-- BEGIN Items --
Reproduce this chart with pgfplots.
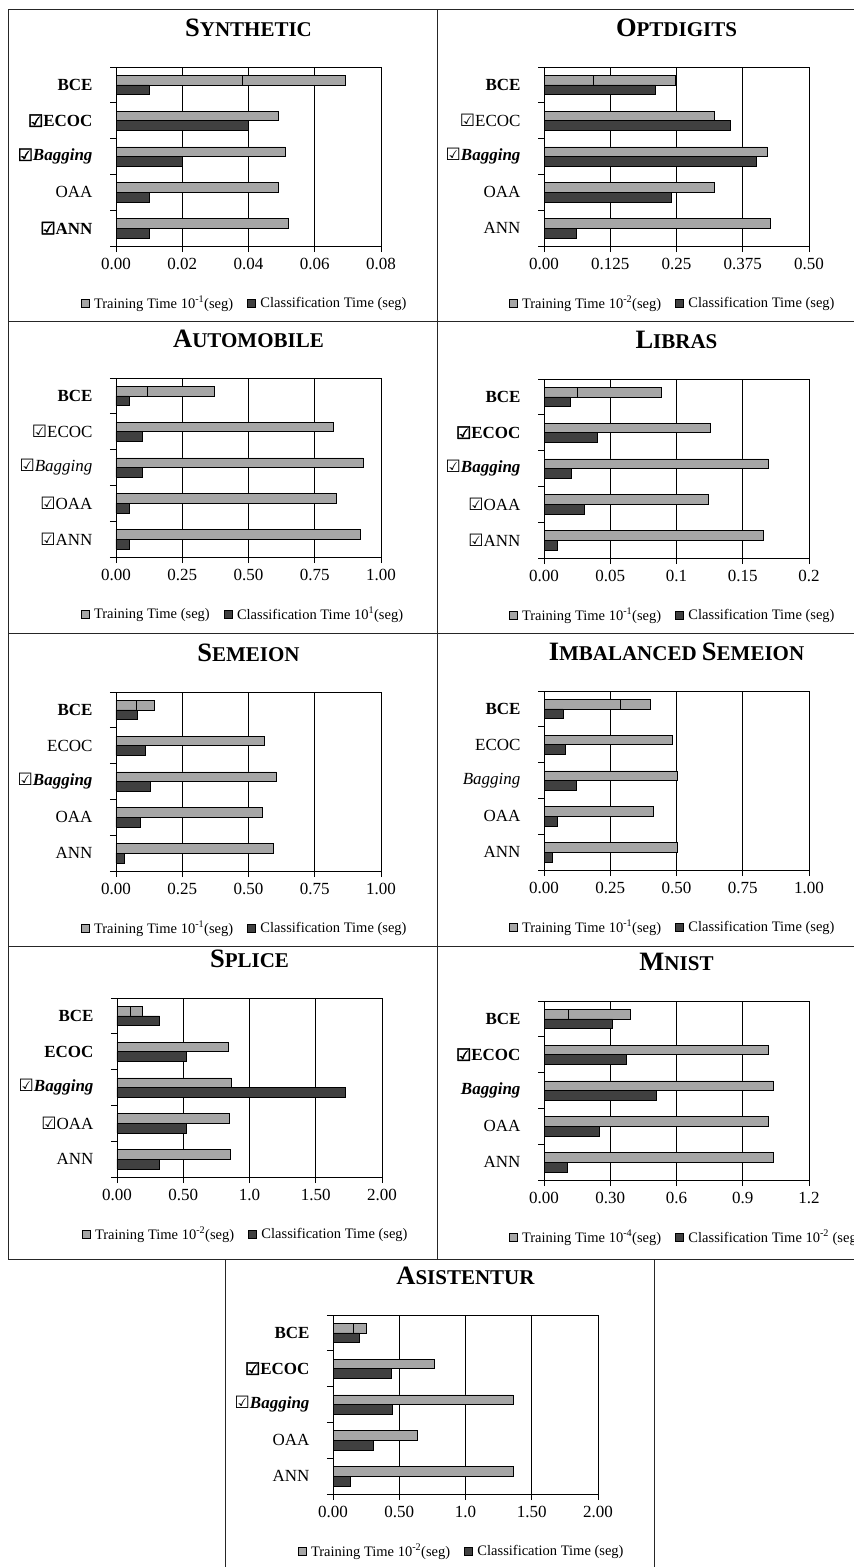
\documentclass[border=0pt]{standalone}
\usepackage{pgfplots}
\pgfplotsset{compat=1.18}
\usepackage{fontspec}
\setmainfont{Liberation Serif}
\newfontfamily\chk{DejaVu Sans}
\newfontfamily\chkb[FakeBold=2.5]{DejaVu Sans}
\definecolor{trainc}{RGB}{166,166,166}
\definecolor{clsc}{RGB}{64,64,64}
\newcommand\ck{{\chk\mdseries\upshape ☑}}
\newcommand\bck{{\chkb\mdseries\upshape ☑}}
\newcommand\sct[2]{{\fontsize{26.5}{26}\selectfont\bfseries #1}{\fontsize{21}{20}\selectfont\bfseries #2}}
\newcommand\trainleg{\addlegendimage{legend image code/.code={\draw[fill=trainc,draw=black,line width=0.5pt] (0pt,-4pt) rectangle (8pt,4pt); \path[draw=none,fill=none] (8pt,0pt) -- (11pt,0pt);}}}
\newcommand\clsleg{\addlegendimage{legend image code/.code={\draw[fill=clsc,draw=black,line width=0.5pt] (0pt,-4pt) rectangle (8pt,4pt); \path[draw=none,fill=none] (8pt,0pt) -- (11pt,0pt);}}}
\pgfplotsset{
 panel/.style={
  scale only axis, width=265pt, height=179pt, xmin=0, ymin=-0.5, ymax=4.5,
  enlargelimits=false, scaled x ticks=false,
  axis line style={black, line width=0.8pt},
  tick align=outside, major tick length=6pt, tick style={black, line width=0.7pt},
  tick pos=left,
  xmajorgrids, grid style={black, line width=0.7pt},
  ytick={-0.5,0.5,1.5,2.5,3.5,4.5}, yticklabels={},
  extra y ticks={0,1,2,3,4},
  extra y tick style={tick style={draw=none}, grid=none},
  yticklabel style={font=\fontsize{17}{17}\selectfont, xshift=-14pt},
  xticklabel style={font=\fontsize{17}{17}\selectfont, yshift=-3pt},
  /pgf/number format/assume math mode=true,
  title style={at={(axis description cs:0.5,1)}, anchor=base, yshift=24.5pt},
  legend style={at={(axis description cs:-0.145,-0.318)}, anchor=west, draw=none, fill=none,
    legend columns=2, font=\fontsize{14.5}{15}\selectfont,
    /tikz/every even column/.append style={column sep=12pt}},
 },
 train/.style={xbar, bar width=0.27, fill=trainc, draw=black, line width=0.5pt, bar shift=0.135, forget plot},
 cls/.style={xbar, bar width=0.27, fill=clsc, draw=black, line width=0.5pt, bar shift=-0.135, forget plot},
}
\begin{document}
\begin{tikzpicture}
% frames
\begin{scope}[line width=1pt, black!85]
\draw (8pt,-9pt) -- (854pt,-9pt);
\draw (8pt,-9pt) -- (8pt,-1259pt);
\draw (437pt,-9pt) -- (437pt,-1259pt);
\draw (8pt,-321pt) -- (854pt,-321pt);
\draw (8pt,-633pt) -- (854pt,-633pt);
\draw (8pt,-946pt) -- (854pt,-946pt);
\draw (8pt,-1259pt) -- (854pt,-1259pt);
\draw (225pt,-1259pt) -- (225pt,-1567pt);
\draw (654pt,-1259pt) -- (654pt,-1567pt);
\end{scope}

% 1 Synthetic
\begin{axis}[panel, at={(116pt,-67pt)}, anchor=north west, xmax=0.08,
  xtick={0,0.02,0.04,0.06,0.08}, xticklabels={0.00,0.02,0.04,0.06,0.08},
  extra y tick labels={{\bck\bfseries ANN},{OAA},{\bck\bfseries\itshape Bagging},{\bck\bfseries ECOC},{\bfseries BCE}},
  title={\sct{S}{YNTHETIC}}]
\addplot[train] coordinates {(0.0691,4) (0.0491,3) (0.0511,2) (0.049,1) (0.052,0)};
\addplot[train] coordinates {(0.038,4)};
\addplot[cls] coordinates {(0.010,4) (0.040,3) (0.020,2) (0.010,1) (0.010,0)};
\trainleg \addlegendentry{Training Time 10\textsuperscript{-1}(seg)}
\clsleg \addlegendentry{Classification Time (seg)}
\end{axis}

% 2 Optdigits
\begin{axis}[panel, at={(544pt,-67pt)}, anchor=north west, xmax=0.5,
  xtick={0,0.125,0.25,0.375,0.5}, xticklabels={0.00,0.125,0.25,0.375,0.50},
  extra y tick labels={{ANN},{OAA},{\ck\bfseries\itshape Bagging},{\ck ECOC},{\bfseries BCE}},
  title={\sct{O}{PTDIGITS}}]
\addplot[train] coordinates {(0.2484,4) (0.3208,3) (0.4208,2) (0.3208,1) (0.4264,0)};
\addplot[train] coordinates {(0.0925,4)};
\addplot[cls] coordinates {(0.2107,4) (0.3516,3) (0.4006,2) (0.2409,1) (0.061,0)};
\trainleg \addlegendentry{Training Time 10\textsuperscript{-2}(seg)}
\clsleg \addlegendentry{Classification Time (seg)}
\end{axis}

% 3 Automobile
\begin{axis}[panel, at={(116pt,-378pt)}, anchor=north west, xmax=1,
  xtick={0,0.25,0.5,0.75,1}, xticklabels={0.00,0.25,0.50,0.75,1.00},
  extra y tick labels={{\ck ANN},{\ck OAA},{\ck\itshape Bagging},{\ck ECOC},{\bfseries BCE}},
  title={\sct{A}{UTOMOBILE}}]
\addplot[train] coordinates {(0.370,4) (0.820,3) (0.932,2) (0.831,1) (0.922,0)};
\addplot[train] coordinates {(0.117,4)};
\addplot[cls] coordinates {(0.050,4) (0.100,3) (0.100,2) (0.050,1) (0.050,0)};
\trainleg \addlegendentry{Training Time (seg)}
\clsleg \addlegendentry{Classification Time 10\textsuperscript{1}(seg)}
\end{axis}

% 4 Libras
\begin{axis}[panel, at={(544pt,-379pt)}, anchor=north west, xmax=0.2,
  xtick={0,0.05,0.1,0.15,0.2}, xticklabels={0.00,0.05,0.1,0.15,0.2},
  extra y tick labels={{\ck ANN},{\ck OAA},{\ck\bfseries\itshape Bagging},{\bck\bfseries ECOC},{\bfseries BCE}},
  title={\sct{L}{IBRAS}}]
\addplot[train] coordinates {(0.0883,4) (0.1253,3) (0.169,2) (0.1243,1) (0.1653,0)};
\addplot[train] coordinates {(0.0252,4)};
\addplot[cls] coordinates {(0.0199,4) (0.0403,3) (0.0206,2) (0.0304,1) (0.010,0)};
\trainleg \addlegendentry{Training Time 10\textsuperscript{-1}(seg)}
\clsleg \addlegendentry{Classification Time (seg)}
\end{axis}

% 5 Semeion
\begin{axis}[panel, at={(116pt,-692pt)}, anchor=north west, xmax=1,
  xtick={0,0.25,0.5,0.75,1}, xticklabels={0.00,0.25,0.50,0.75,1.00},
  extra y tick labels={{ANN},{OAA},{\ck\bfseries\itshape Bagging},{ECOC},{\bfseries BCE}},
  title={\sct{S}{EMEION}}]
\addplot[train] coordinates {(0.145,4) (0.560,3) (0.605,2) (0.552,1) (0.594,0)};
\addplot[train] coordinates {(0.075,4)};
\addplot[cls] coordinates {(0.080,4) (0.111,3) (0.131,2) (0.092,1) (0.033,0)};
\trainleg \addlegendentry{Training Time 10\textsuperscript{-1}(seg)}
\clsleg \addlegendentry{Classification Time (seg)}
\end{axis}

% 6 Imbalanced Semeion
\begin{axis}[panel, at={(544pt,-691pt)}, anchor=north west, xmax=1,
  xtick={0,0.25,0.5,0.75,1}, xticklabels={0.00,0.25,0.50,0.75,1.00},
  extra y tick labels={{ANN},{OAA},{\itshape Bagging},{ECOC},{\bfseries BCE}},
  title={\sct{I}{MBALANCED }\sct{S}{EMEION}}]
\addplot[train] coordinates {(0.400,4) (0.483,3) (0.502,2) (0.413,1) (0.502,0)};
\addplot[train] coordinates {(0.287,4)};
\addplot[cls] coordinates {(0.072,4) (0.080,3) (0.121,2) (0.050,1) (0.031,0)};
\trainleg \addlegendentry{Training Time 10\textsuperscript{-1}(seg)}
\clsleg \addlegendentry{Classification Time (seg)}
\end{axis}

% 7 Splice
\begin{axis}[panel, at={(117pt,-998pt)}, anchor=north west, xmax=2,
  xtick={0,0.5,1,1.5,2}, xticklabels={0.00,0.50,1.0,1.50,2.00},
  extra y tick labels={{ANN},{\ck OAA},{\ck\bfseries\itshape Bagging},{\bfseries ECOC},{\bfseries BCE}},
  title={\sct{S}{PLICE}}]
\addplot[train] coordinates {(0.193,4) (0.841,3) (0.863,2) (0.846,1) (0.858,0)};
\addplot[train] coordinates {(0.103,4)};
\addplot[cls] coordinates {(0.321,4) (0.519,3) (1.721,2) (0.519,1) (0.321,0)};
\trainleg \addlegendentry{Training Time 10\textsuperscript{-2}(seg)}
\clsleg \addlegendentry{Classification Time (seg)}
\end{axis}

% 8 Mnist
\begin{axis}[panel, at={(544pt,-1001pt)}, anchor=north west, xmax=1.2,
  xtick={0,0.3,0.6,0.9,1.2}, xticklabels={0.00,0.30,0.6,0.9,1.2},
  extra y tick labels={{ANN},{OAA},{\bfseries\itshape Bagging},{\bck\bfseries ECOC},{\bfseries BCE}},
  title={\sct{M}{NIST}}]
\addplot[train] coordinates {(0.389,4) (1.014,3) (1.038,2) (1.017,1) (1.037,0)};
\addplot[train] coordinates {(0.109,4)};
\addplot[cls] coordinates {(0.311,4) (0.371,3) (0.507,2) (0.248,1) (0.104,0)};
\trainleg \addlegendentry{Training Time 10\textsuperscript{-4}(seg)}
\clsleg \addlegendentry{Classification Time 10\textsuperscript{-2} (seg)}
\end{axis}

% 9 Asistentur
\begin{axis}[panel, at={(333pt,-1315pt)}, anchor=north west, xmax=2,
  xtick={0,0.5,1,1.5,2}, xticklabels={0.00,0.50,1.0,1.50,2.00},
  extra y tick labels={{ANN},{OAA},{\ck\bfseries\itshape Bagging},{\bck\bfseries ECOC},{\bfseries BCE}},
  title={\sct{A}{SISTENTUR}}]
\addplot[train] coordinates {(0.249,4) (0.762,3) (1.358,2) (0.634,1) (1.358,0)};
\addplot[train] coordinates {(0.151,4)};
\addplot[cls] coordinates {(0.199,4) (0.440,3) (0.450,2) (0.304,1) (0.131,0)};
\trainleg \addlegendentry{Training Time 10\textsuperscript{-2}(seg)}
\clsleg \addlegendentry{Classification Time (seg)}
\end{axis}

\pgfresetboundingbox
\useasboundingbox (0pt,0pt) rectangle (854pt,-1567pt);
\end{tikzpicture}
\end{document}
-- END Items --
-- BEGIN Items --
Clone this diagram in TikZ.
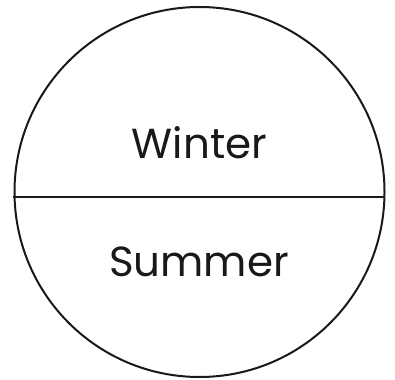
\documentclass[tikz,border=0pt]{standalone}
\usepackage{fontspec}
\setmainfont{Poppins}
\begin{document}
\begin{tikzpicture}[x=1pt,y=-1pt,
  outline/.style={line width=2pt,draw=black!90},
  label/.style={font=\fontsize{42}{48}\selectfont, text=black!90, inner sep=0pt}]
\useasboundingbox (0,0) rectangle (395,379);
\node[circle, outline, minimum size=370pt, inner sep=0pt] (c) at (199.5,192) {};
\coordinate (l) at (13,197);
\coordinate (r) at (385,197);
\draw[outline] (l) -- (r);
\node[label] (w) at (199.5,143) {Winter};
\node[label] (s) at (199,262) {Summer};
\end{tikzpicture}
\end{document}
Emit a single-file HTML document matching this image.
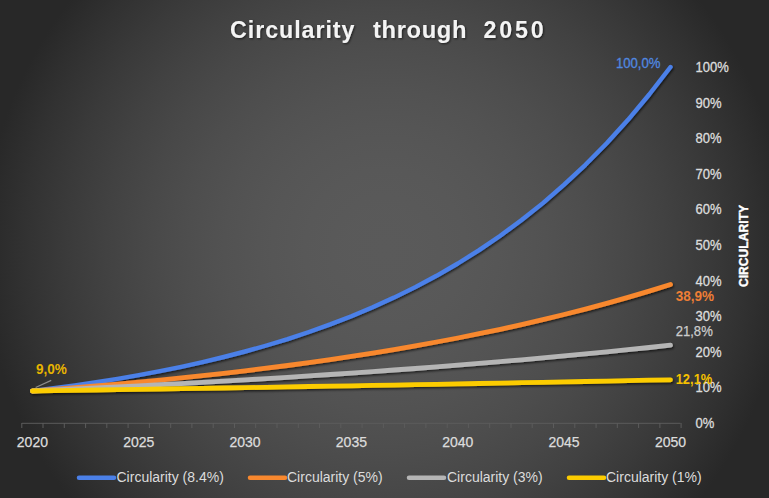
-- END Items --
* [Task brief]
Copy, exactly as they stand, the lines from the one that holds "Clone this diagram in TikZ." to the one that holds "Emit a single-file", both included, and drop every picture.

* [Exercise response]
Clone this diagram in TikZ.
\documentclass[tikz,border=0pt]{standalone}
\usepackage{fontspec}
\setmainfont{Poppins}
\begin{document}
\begin{tikzpicture}[x=1pt,y=-1pt,
  outline/.style={line width=2pt,draw=black!90},
  label/.style={font=\fontsize{42}{48}\selectfont, text=black!90, inner sep=0pt}]
\useasboundingbox (0,0) rectangle (395,379);
\node[circle, outline, minimum size=370pt, inner sep=0pt] (c) at (199.5,192) {};
\coordinate (l) at (13,197);
\coordinate (r) at (385,197);
\draw[outline] (l) -- (r);
\node[label] (w) at (199.5,143) {Winter};
\node[label] (s) at (199,262) {Summer};
\end{tikzpicture}
\end{document}
Emit a single-file HTML document matching this image.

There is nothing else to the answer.